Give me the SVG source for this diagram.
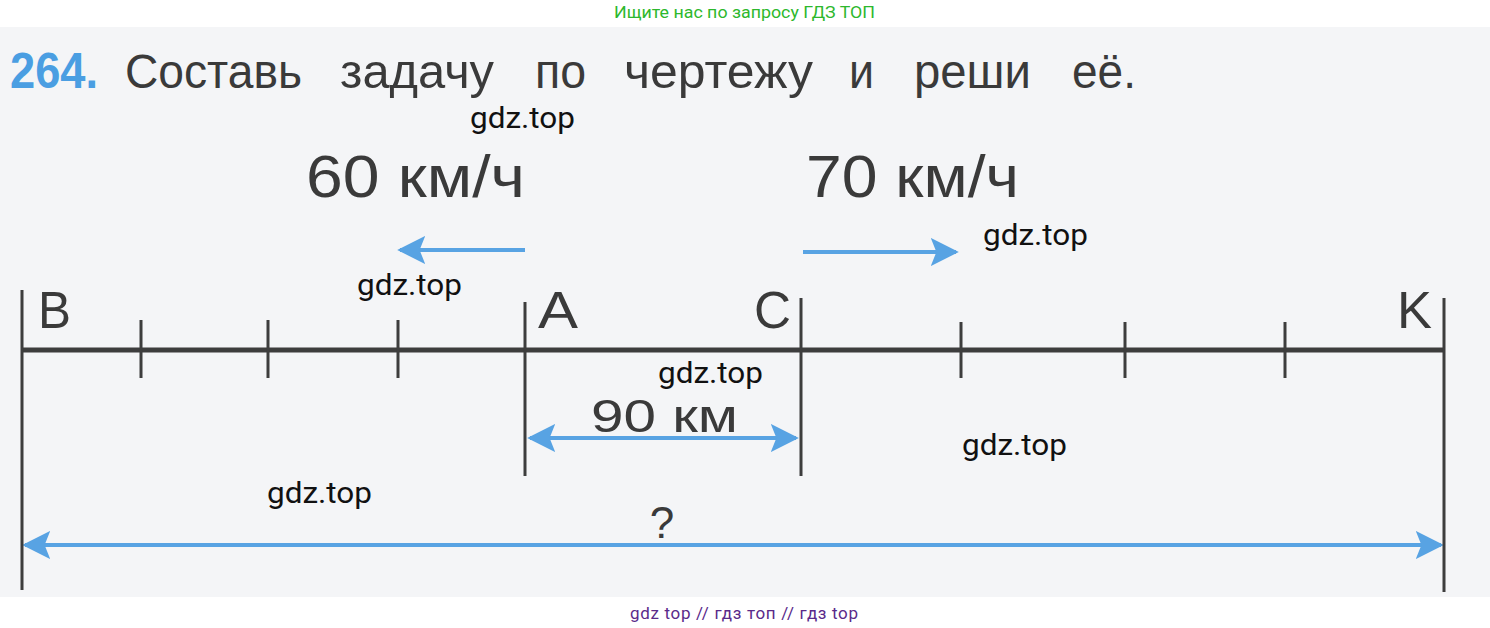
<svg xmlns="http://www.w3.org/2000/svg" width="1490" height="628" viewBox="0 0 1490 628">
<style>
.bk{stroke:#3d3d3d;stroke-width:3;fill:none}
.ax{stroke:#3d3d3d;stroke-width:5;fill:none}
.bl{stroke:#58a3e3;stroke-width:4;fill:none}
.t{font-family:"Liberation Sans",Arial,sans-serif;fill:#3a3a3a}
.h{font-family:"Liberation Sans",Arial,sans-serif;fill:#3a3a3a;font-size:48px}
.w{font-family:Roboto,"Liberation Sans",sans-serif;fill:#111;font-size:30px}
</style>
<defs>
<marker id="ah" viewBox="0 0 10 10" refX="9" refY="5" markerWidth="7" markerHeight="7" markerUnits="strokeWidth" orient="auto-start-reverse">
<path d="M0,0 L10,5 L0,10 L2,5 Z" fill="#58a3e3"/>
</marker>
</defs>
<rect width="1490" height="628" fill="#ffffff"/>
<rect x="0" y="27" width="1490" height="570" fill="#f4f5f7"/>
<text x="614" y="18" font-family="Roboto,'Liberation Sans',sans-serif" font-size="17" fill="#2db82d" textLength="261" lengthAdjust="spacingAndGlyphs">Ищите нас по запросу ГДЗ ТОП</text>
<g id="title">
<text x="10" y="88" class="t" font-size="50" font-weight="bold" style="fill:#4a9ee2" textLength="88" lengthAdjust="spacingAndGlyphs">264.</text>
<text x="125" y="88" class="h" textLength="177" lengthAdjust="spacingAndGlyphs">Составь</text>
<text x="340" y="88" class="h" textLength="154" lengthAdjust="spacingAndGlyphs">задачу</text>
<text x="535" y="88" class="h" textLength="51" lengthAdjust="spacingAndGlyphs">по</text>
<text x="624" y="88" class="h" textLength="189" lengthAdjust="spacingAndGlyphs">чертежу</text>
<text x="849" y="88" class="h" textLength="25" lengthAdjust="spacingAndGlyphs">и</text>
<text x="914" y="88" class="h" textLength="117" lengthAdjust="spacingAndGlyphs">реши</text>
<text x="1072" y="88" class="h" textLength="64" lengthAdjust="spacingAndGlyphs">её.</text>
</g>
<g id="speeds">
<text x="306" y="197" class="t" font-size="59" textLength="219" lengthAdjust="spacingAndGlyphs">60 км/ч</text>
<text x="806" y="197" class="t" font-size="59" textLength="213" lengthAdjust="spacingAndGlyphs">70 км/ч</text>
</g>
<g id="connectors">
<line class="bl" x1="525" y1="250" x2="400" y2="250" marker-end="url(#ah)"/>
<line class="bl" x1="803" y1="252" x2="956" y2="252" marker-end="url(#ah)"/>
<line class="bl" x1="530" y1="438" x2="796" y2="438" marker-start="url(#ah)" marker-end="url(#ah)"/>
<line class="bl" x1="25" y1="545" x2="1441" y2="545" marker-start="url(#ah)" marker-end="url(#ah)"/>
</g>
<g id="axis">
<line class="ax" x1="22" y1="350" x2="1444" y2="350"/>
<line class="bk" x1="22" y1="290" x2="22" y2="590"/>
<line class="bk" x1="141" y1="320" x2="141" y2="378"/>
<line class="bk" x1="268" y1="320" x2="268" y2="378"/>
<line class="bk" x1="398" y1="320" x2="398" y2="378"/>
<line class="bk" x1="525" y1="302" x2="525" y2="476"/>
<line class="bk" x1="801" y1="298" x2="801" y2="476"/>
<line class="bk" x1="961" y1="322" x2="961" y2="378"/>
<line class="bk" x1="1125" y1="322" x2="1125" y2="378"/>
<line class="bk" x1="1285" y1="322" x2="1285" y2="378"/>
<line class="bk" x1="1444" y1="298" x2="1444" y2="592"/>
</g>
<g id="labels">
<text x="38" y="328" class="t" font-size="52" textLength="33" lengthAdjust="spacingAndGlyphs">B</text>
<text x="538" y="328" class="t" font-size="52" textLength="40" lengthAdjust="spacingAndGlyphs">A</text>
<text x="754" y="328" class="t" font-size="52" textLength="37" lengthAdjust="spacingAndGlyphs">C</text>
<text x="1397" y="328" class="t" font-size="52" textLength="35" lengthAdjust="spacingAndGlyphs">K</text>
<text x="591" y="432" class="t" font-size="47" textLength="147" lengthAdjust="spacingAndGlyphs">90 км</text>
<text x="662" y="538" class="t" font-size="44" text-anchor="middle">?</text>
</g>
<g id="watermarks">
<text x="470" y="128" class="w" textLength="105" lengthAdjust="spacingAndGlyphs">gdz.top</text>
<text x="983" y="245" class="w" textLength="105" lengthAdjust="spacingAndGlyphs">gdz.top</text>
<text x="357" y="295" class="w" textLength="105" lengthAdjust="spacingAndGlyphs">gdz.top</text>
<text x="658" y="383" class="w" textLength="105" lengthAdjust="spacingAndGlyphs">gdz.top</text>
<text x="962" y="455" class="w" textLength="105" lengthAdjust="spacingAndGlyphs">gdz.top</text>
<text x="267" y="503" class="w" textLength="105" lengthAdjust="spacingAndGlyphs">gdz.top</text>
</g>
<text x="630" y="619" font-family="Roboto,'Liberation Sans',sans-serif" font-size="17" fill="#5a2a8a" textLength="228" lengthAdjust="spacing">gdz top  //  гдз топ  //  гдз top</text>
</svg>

* * * * *

■ Required task
Output the material word for word, omitting its pictures.

■ Answer
Give me the SVG source for this diagram.
<svg xmlns="http://www.w3.org/2000/svg" width="1490" height="628" viewBox="0 0 1490 628">
<style>
.bk{stroke:#3d3d3d;stroke-width:3;fill:none}
.ax{stroke:#3d3d3d;stroke-width:5;fill:none}
.bl{stroke:#58a3e3;stroke-width:4;fill:none}
.t{font-family:"Liberation Sans",Arial,sans-serif;fill:#3a3a3a}
.h{font-family:"Liberation Sans",Arial,sans-serif;fill:#3a3a3a;font-size:48px}
.w{font-family:Roboto,"Liberation Sans",sans-serif;fill:#111;font-size:30px}
</style>
<defs>
<marker id="ah" viewBox="0 0 10 10" refX="9" refY="5" markerWidth="7" markerHeight="7" markerUnits="strokeWidth" orient="auto-start-reverse">
<path d="M0,0 L10,5 L0,10 L2,5 Z" fill="#58a3e3"/>
</marker>
</defs>
<rect width="1490" height="628" fill="#ffffff"/>
<rect x="0" y="27" width="1490" height="570" fill="#f4f5f7"/>
<text x="614" y="18" font-family="Roboto,'Liberation Sans',sans-serif" font-size="17" fill="#2db82d" textLength="261" lengthAdjust="spacingAndGlyphs">Ищите нас по запросу ГДЗ ТОП</text>
<g id="title">
<text x="10" y="88" class="t" font-size="50" font-weight="bold" style="fill:#4a9ee2" textLength="88" lengthAdjust="spacingAndGlyphs">264.</text>
<text x="125" y="88" class="h" textLength="177" lengthAdjust="spacingAndGlyphs">Составь</text>
<text x="340" y="88" class="h" textLength="154" lengthAdjust="spacingAndGlyphs">задачу</text>
<text x="535" y="88" class="h" textLength="51" lengthAdjust="spacingAndGlyphs">по</text>
<text x="624" y="88" class="h" textLength="189" lengthAdjust="spacingAndGlyphs">чертежу</text>
<text x="849" y="88" class="h" textLength="25" lengthAdjust="spacingAndGlyphs">и</text>
<text x="914" y="88" class="h" textLength="117" lengthAdjust="spacingAndGlyphs">реши</text>
<text x="1072" y="88" class="h" textLength="64" lengthAdjust="spacingAndGlyphs">её.</text>
</g>
<g id="speeds">
<text x="306" y="197" class="t" font-size="59" textLength="219" lengthAdjust="spacingAndGlyphs">60 км/ч</text>
<text x="806" y="197" class="t" font-size="59" textLength="213" lengthAdjust="spacingAndGlyphs">70 км/ч</text>
</g>
<g id="connectors">
<line class="bl" x1="525" y1="250" x2="400" y2="250" marker-end="url(#ah)"/>
<line class="bl" x1="803" y1="252" x2="956" y2="252" marker-end="url(#ah)"/>
<line class="bl" x1="530" y1="438" x2="796" y2="438" marker-start="url(#ah)" marker-end="url(#ah)"/>
<line class="bl" x1="25" y1="545" x2="1441" y2="545" marker-start="url(#ah)" marker-end="url(#ah)"/>
</g>
<g id="axis">
<line class="ax" x1="22" y1="350" x2="1444" y2="350"/>
<line class="bk" x1="22" y1="290" x2="22" y2="590"/>
<line class="bk" x1="141" y1="320" x2="141" y2="378"/>
<line class="bk" x1="268" y1="320" x2="268" y2="378"/>
<line class="bk" x1="398" y1="320" x2="398" y2="378"/>
<line class="bk" x1="525" y1="302" x2="525" y2="476"/>
<line class="bk" x1="801" y1="298" x2="801" y2="476"/>
<line class="bk" x1="961" y1="322" x2="961" y2="378"/>
<line class="bk" x1="1125" y1="322" x2="1125" y2="378"/>
<line class="bk" x1="1285" y1="322" x2="1285" y2="378"/>
<line class="bk" x1="1444" y1="298" x2="1444" y2="592"/>
</g>
<g id="labels">
<text x="38" y="328" class="t" font-size="52" textLength="33" lengthAdjust="spacingAndGlyphs">B</text>
<text x="538" y="328" class="t" font-size="52" textLength="40" lengthAdjust="spacingAndGlyphs">A</text>
<text x="754" y="328" class="t" font-size="52" textLength="37" lengthAdjust="spacingAndGlyphs">C</text>
<text x="1397" y="328" class="t" font-size="52" textLength="35" lengthAdjust="spacingAndGlyphs">K</text>
<text x="591" y="432" class="t" font-size="47" textLength="147" lengthAdjust="spacingAndGlyphs">90 км</text>
<text x="662" y="538" class="t" font-size="44" text-anchor="middle">?</text>
</g>
<g id="watermarks">
<text x="470" y="128" class="w" textLength="105" lengthAdjust="spacingAndGlyphs">gdz.top</text>
<text x="983" y="245" class="w" textLength="105" lengthAdjust="spacingAndGlyphs">gdz.top</text>
<text x="357" y="295" class="w" textLength="105" lengthAdjust="spacingAndGlyphs">gdz.top</text>
<text x="658" y="383" class="w" textLength="105" lengthAdjust="spacingAndGlyphs">gdz.top</text>
<text x="962" y="455" class="w" textLength="105" lengthAdjust="spacingAndGlyphs">gdz.top</text>
<text x="267" y="503" class="w" textLength="105" lengthAdjust="spacingAndGlyphs">gdz.top</text>
</g>
<text x="630" y="619" font-family="Roboto,'Liberation Sans',sans-serif" font-size="17" fill="#5a2a8a" textLength="228" lengthAdjust="spacing">gdz top  //  гдз топ  //  гдз top</text>
</svg>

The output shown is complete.